Brent and WTI have climbed by about 6 per cent since Jan. 8, surging on Friday after the US Treasury imposed wider sanctions on Russian oil. The new sanctions included producers Gazprom Neft and Surgutneftegaz, as well as 183 vessels that have shipped Russian oil, targeting revenue Moscow has used to fund its war with Ukraine.
Russian oil exports will be hurt severely by the new sanctions, pushing China and India to source more crude from the Middle East, Africa and the Americas, which will boost prices and shipping costs, traders and analysts said.
"There are genuine fears in the market about supply disruption. The worst case scenario for Russian oil is looking like it could be the realistic scenario," said PVM analyst Tamas Varga. "But it's unclear what will happen when Donald Trump takes office next Monday."
The sanctions include a wind-down period until March 12, so there may not be major disruptions yet, Varga added.

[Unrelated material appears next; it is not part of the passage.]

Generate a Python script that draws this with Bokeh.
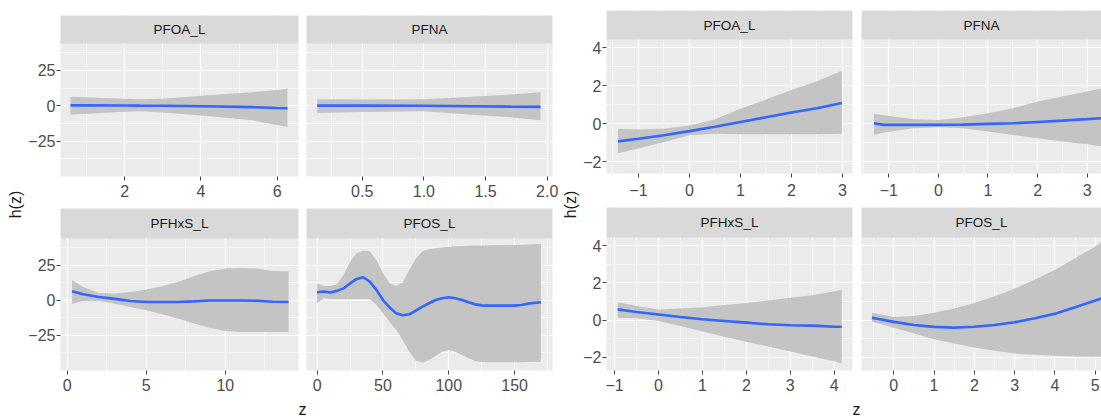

Goldman Sachs estimated that vessels targeted by the new sanctions transported 1.7 million barrels per day (bpd) of oil in 2024, or 25 per cent of Russia's exports. The bank is increasingly expecting its projection for a Brent range of $70-85 to skew to the upside, its analysts wrote in a note.
Expectations of tighter supplies have also pushed Brent and WTI monthly spreads to their widest backwardation since the third quarter of 2024. Backwardation is a market structure in which prompt prices are higher than those for future months, indicating tight supply.
RBC Capital Markets analysts said the doubling of tankers sanctioned for moving Russian barrels could be a major logistical problem affecting crude flows.
"No one is going to touch those vessels on the sanctions list or take new positions," said Igho Sanomi, founder of oil and gas trader Taleveras Petroleum. "Russian supply is going to be disrupted, but we don't see this having a significant impact because OPEC has spare capacity to fill that supply gap."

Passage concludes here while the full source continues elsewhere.